A number when successively divided by 1, 5 and 8 leaves remainders 1,4,7 respectively. Find the respective remainders if the order of divisors be reversed.
Answers
Answer:
Please use the method mentioned below
Step-by-step explanation:
Let us say that a number N, when successively divided by a, b, and c leaves a remainder of p, q, and r
=> Before the last division by c, the number must have been of the format of ck + r. Here k is a natural number.

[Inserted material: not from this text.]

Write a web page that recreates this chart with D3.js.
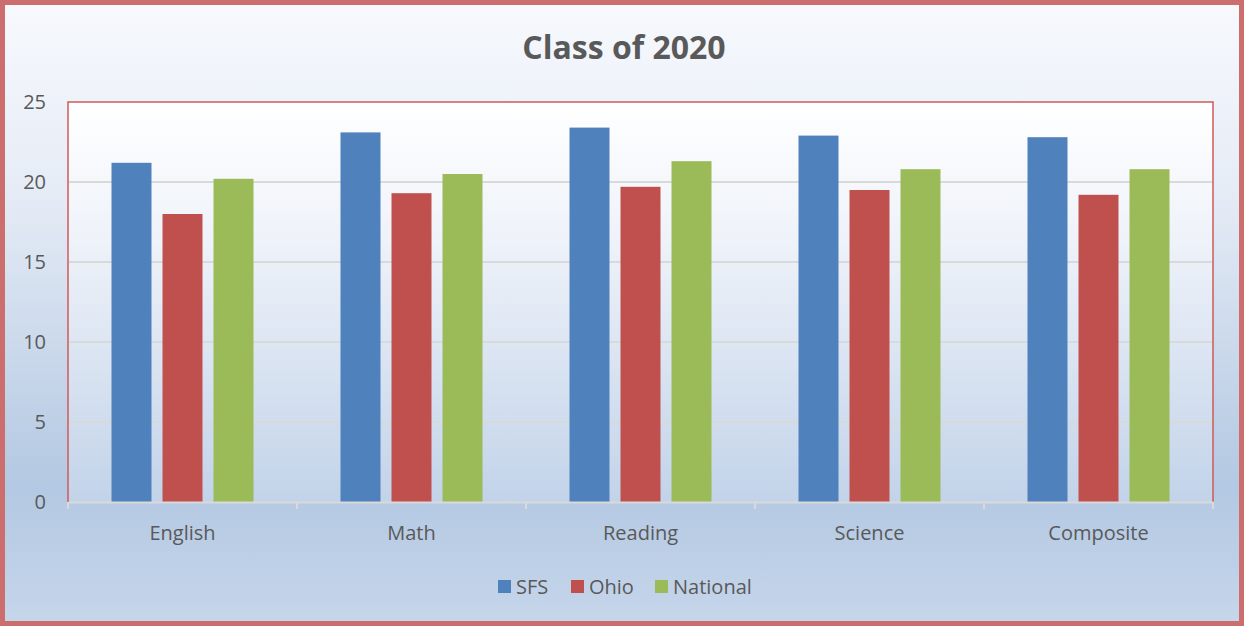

Same logic can be extended to give the value of N.
=> N = a[b(ck + r) + q] + p
In this case:
N = 3[5(8k + 7) + 4] + 1
=> N = 3[40k + 35 + 4] + 1
=> N = 3[40k + 39] + 1
=> N = 120k + 118
Now, we need to calculate the remainders when the number is successively divided by 8, 3 and 5.
The question will be simpler if I just assume some value of 'k'
Let us put k = 0
=> N = 118
=> 118/8 = 14 + remainder of 6
=> 14/3 = 4 + remainder of 2
=> 4/5 = 0 + remainder of 4
Answer:
0,0,0
Step-by-step explanation:
Let number be N
N=K+1
K=5L+4
L=8M+7
so K=5(8M+7)+4
K=40M+39
now N=40M+39+1
=40M+40
now put M=0 we get N=40 which is the least no.
now order of divisor is reversed so it is 8 5 1
first 40 is divided by 8 ,quotient 5 and remainder 0 .now 5 will be divided by 5 then quotient is 1 and remainder is 0 now 1 is divided by 1 so quotient is 1 and remainder will be 0
so order of remainder will 0,0,0